The Boucherie Tradition

For Creoles of Color in Louisiana, the boucherie was never just about food — it was survival, community, and culture. Long before grocery stores and refrigeration, families and neighbors came together to raise, butcher, and prepare a hog so that nothing went to waste. It was how people endured the winter, how they provided for large families, and how every part of the animal was honored.


Before it was romanticized, packaged as heritage, or credited to another demographic, the boucherie was simply our way of life. It was resourcefulness born of necessity — and a gathering that carried memory. Because our ancestors were denied the right to read and write, oral history became the way knowledge survived. Around the fire, stories were told, songs were sung, and Creole French was spoken freely. The boucherie preserved not just food, but identity.

The Experience at Creole Culture Day

At Creole Culture Day, visitors are invited to step into this living tradition. The day begins early at 6:00 am with the butchering of the hog and continues as demonstrators prepare boudin, cracklins, and meats cooked over the fire pit. Guests can choose to take part hands-on — stirring, cutting, or learning the craft directly — or simply watch and take it in as spectators.

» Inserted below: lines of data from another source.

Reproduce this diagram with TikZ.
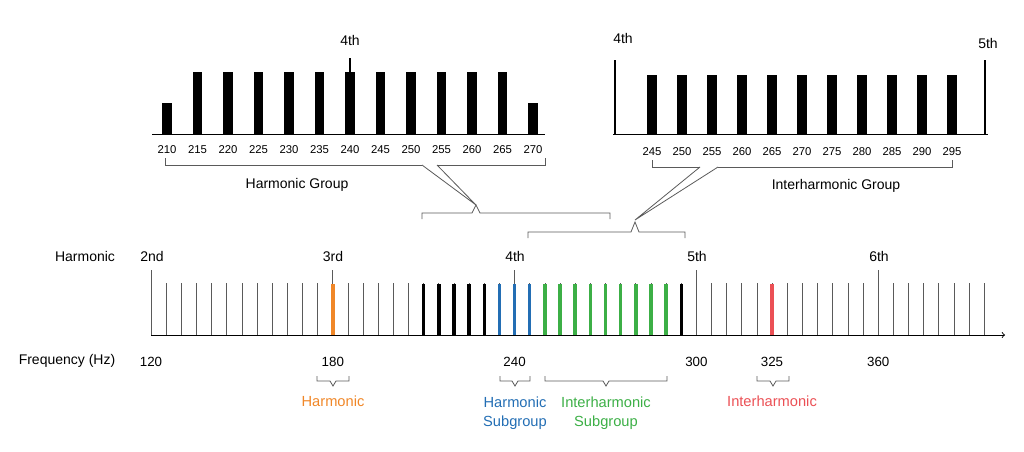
\documentclass[tikz,border=0pt]{standalone}
\usepackage{fontspec}
\setmainfont{Liberation Sans}
\definecolor{cor}{RGB}{240,135,40}
\definecolor{cbl}{RGB}{35,110,180}
\definecolor{cgr}{RGB}{60,175,70}
\definecolor{cre}{RGB}{235,80,85}
\definecolor{cgy}{RGB}{90,90,90}
\begin{document}
\begin{tikzpicture}[x=0.75pt,y=-0.75pt,
  lbl/.style={font=\fontsize{10.5}{12}\selectfont,inner sep=0pt},
  num/.style={font=\fontsize{8.5}{10}\selectfont,inner sep=0pt},
  sub/.style={font=\fontsize{11}{14}\selectfont,inner sep=0pt,align=center},
  thin/.style={cgy,line width=0.6pt},
  bar/.style={line width=2.6pt},
  brk/.style={line width=0.6pt,cgy}]
\useasboundingbox (0,0) rectangle (1024,451);
% main axis
\draw[line width=0.7pt,->] (151,335) -- (1005,335);
\foreach \f in {125,130,...,395}{\draw[thin] ({151+(\f-120)*3.03},283) -- ({151+(\f-120)*3.03},335);}
\foreach \f in {120,180,240,300,360}{\draw[thin] ({151+(\f-120)*3.03},270) -- ({151+(\f-120)*3.03},335);}
\foreach \f in {210,215,...,230,295}{\draw[bar,black] ({151+(\f-120)*3.03},284) -- ({151+(\f-120)*3.03},335);}
\foreach \f in {235,240,245}{\draw[bar,cbl] ({151+(\f-120)*3.03},284) -- ({151+(\f-120)*3.03},335);}
\foreach \f in {250,255,...,290}{\draw[bar,cgr] ({151+(\f-120)*3.03},284) -- ({151+(\f-120)*3.03},335);}
\draw[bar,cor] (333,284) -- (333,335);
\draw[bar,cre] (772,284) -- (772,335);
\node[lbl] (hl) at (85,256) {Harmonic};
\node[lbl] (h2) at (152,256) {2nd};
\node[lbl] (h3) at (333,256) {3rd};
\node[lbl] (h4) at (515,256) {4th};
\node[lbl] (h5) at (697,256) {5th};
\node[lbl] (h6) at (879,256) {6th};
\node[lbl] (fl) at (67,361) {Frequency (Hz)};
\foreach \f in {120,180,240,300,360}{\node[num,font=\fontsize{10}{12}\selectfont] at ({151+(\f-120)*3.03},362) {\f};}
\node[num,font=\fontsize{10}{12}\selectfont] at (772,362) {325};
% small braces
\foreach \a/\b in {317/349,500/530,545/667,757/789}{
 \draw[brk] (\a,376) -- (\a,381) -- ({(\a+\b)/2-3},381) -- ({(\a+\b)/2},386) -- ({(\a+\b)/2+3},381) -- (\b,381) -- (\b,376);}
\node[sub,cor] (s1) at (333,401) {Harmonic};
\node[sub,cbl] (s2) at (515,413) {Harmonic\\Subgroup};
\node[sub,cgr] (s3) at (606,413) {Interharmonic\\Subgroup};
\node[sub,cre] (s4) at (772,401) {Interharmonic};
% top-left inset
\draw[line width=0.7pt] (152,134) -- (545,134);
\foreach \i in {0,...,12}{
  \pgfmathsetmacro{\xx}{167+\i*30.5}
  \pgfmathtruncatemacro{\ff}{210+5*\i}
  \ifnum\i=0 \draw[line width=7pt] (\xx,103) -- (\xx,134);
  \else\ifnum\i=12 \draw[line width=7pt] (\xx,103) -- (\xx,134);
  \else \draw[line width=7pt] (\xx,72) -- (\xx,134); \fi\fi
  \node[num] at (\xx,150) {\ff};}
\draw[line width=1pt] (350,58) -- (350,72);
\node[lbl] (t4) at (350,40) {4th};
\draw[brk] (165,158) -- (165,165) -- (422,165);
\draw[brk] (437,165) -- (545,165) -- (545,158);
\draw[brk] (422,165) -- (476,205) -- (437,165);
\node[lbl] (hg) at (297,185) {Harmonic Group};
\draw[brk] (422,219) -- (422,213) -- (472,213) -- (476,205) -- (480,213) -- (610,213) -- (610,219);
% top-right inset
\draw[line width=0.7pt] (613,134) -- (988,134);
\draw[line width=1pt] (615,60) -- (615,134);
\draw[line width=1pt] (985,60) -- (985,134);
\foreach \i in {0,...,10}{
  \pgfmathsetmacro{\xx}{652+\i*30}
  \pgfmathtruncatemacro{\ff}{245+5*\i}
  \draw[line width=7pt] (\xx,75) -- (\xx,134);
  \node[num] at (\xx,152) {\ff};}
\node[lbl] (r4) at (623,38) {4th};
\node[lbl] (r5) at (988,43) {5th};
\draw[brk] (652,160) -- (652,167) -- (700,167);
\draw[brk] (718,167) -- (952,167) -- (952,160);
\draw[brk] (700,167) -- (635,220) -- (718,167);
\node[lbl] (ig) at (836,186) {Interharmonic Group};
\draw[brk] (528,238) -- (528,232) -- (631,232) -- (635,222) -- (639,232) -- (685,232) -- (685,238);
\end{tikzpicture}
\end{document}
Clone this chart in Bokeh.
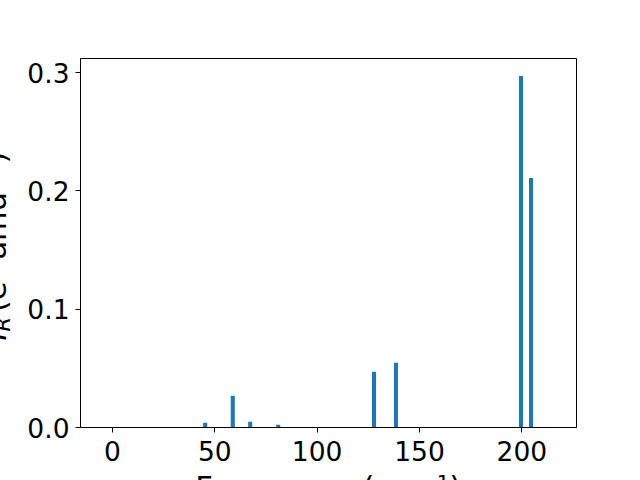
import math
from bokeh.plotting import figure
from bokeh.models import Range1d, FixedTicker, PrintfTickFormatter
from bokeh.core.properties import value
from bokeh.embed import file_html
from bokeh.resources import INLINE

# Data
frequencies = [45.3, 58.8, 67.3, 81.0, 127.8, 138.5, 199.6, 204.5]
intensities = [0.0040, 0.0268, 0.0048, 0.0023, 0.0471, 0.0547, 0.2973, 0.2110]
x_ticks = [0, 50, 100, 150, 200]
y_ticks = [0.0, 0.1, 0.2, 0.3]
x_label = "Frequency (cm⁻¹)"
y_label_main = "I"
y_label_sub = "R"
y_label_rest = " (e² amu⁻¹)"

FONT = "DejaVu Sans"
FS = "26.5px"
LFS = "30.5px"
SFS = "21px"

p = figure(width=640, height=480, output_backend="svg", toolbar_location=None,
           x_range=Range1d(-15.6, 226.7), y_range=Range1d(0, 0.312),
           min_border_left=80, min_border_right=64, min_border_top=58, min_border_bottom=53)

p.vbar(x=frequencies, top=intensities, width=2.0, bottom=0,
       fill_color="#1f77b4", line_color=None)

p.xgrid.visible = False
p.ygrid.visible = False
p.outline_line_color = "black"
p.outline_line_width = 1
p.outline_line_alpha = 1.0
p.background_fill_color = "white"
p.border_fill_color = "white"

for ax in (p.xaxis[0], p.yaxis[0]):
    ax.axis_line_color = "black"
    ax.major_tick_line_color = "black"
    ax.major_tick_out = 5
    ax.major_tick_in = 0
    ax.minor_tick_line_color = None
    ax.major_label_text_font = FONT
    ax.major_label_text_font_size = FS
    ax.major_label_text_color = "black"

p.xaxis.ticker = FixedTicker(ticks=x_ticks)
p.yaxis.ticker = FixedTicker(ticks=y_ticks)
p.yaxis.formatter = PrintfTickFormatter(format="%.1f")
p.xaxis.major_label_standoff = 8
p.yaxis.major_label_standoff = 6

# Axis titles (overlay-level text so they may sit outside the frame,
# cut off at the picture's edge as in the reference)
common = dict(text_baseline="alphabetic", text_font=value(FONT), text_color="black",
              level="overlay")
p.text(x=[105.4], y=[-0.051], text=[x_label], text_align="center",
       text_font_size=value(LFS), **common)

yx = -57.0
p.text(x=[yx], y=[0.0735], text=[y_label_main], angle=math.pi / 2, text_align="left",
       text_font_size=value(LFS), text_font_style="italic", **common)
p.text(x=[yx + 3.4], y=[0.0811], text=[y_label_sub], angle=math.pi / 2, text_align="left",
       text_font_size=value(SFS), text_font_style="italic", **common)
p.text(x=[yx], y=[0.0975], text=[y_label_rest], angle=math.pi / 2, text_align="left",
       text_font_size=value(LFS), **common)

open("out.html", "w").write(file_html(p, INLINE))
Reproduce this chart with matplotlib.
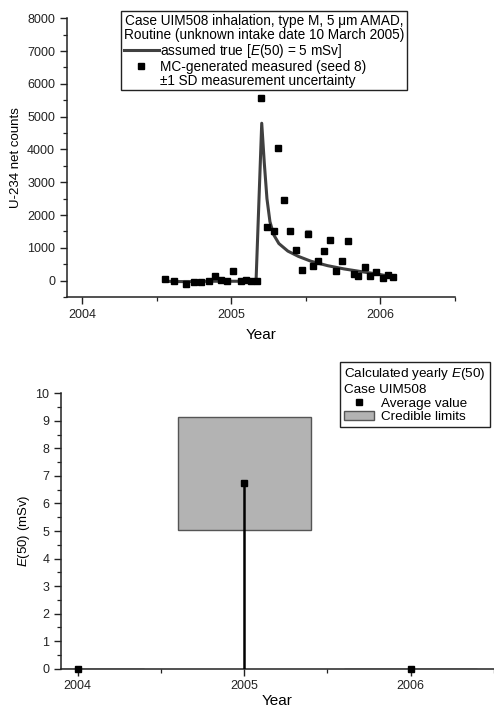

Either way, the goal is connection: to experience what your grandparents and great-grandparents once did, or to share it with children and grandchildren who have never seen it before. As it always was, the food prepared from the hog will be shared freely with the public — because this tradition has always been about community.

Families and Community

The boucherie at Creole Culture Day carries the permanent name of The Leonard Jones Sr. Boucherie, in honor of a man whose life reflected family, land, and culture. This naming is not a passing tribute, but a lasting reminder of why preservation matters.


His grandson, Jocorey Houston, now under 30 years old, has the knowledge and skill to lead a full boucherie of his own. That is the ultimate definition of culture preserved: a tradition handed down, still alive in the next generation.


Several of the families leading the boucherie are also featured in the upcoming documentary The Old Way Still Cuts: A Creole Boucherie. Their presence at Creole Culture Day shows that boucheries are not relics or re-enactments, but living practices rooted in Creoles of Color identity, Creole French language, and the resilience of families who continue to carry them forward.

Why It Matters Today

The boucherie is a reminder of endurance. Our ancestors survived enslavement, Jim Crow, and systemic erasure, yet they built spaces where culture thrived — around a hog, a fire, and a community gathered close. Here, children learned their first words in Creole French, elders passed on recipes and methods, and families built strength together.


Today, the Leonard Jones Sr. Boucherie is more than a demonstration. It is survival remembered, ownership reclaimed, and a space for cultural transmission. To stand at the fire is to honor those who came before, to take part in an unbroken chain of knowledge, and to ensure these stories and flavors remain alive for generations to come.